For many organizations, declining performance triggers a familiar response: schedule more training. New workshops are rolled out, employees are retrained, and attendance is carefully tracked. Yet weeks or months later, little has changed. The same incidents occur, productivity remains stagnant, and leaders are left wondering why.
At Behaviour Impact Group Ltd (BIG Ltd), we see this pattern repeatedly across Mining, Manufacturing, Oil & Gas, and Government institutions. And the truth is clear: most performance problems are not caused by a lack of training.
The Training Reflex—and Why It Fails
Training is attractive because it feels decisive. It is visible, measurable, and easy to justify. However, training only addresses one narrow issue: capability gaps. When performance drops, the real causes are often elsewhere.
Organizations frequently confuse knowing what to do with being able to do it consistently. Employees may already understand procedures, safety rules, or performance expectations—but still struggle to apply them in real operating conditions.
This is why retraining the workforce often produces little or no improvement.
Performance Problems Are Usually System Problems
BIG Ltd was founded on a simple but powerful premise:
Most organizational problems are not people problems; they are system problems.
In our work across West Africa, we find that performance breakdowns are more commonly driven by:
- Poorly designed processes that make the right behavior difficult
- Conflicting priorities between safety, speed, and output
- Inadequate tools or resources to perform tasks effectively
- Weak supervisory reinforcement and inconsistent leadership behavior
- Misaligned incentives that reward shortcuts over safe or quality work
When these system issues remain unaddressed, training becomes a temporary fix at best—and a costly distraction at worst.
Why Behaviour-Based Safety Goes Beyond Training
In safety-critical industries, organizations often respond to incidents with refresher safety training. Yet unsafe practices usually persist not because workers are unaware of rules, but because:
- Risky behaviors have become normalized
- Shortcuts are silently encouraged to meet production targets
- Supervisors lack the skills or confidence to coach behavior in real time
Behaviour-Based Safety (BBS), when done correctly, shifts the focus from rules to real behaviors in the field. It examines why people behave the way they do and modifies the environment, leadership practices, and feedback systems that shape daily decisions.

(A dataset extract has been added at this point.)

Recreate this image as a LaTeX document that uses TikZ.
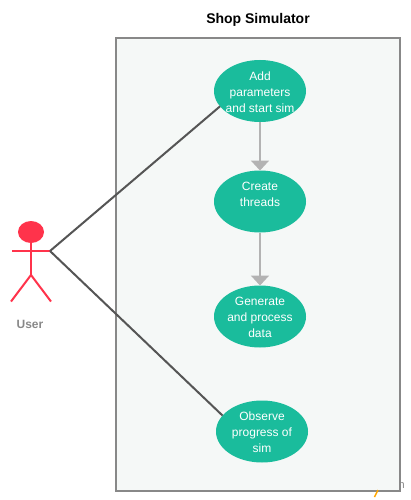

This is where lasting safety performance is built—not in the classroom, but in the system.
Diagnose Before You Prescribe
Before commissioning another training program, leaders should ask critical questions:
- Is the performance gap caused by lack of skill—or by system barriers?
- Do employees receive consistent feedback and reinforcement?
- Are leaders modeling the behaviors they expect?
- Do processes and incentives support or undermine desired outcomes?
- What behaviors actually drive results on the ground?
Without answering these questions, training becomes guesswork.
At BIG Ltd, we start with behavioural diagnostics—observing work as it is truly done, not as it is described in procedures. Only then do we design interventions that address the real drivers of performance.
When Training Is the Right Solution
This does not mean training has no place. Training is effective when:
- A genuine skill or knowledge gap has been identified
- The work environment allows new skills to be applied
- Leaders actively reinforce desired behaviors
- Training is embedded into a broader performance system
When aligned with strong systems, coaching, and leadership accountability, training becomes a powerful enabler—not a standalone cure.
Moving Beyond Compliance to Sustainable Performance
Organizations that rely solely on compliance, generic training, and annual surveys often struggle to achieve meaningful change. High-performing organizations take a different path.
They invest in:
- Behaviour-based systems, not just rules
- Leadership capability, not just procedures
- Continuous reinforcement, not one-off interventions
This is how cultures of high performance, sustainable safety, and strategic talent retention are built.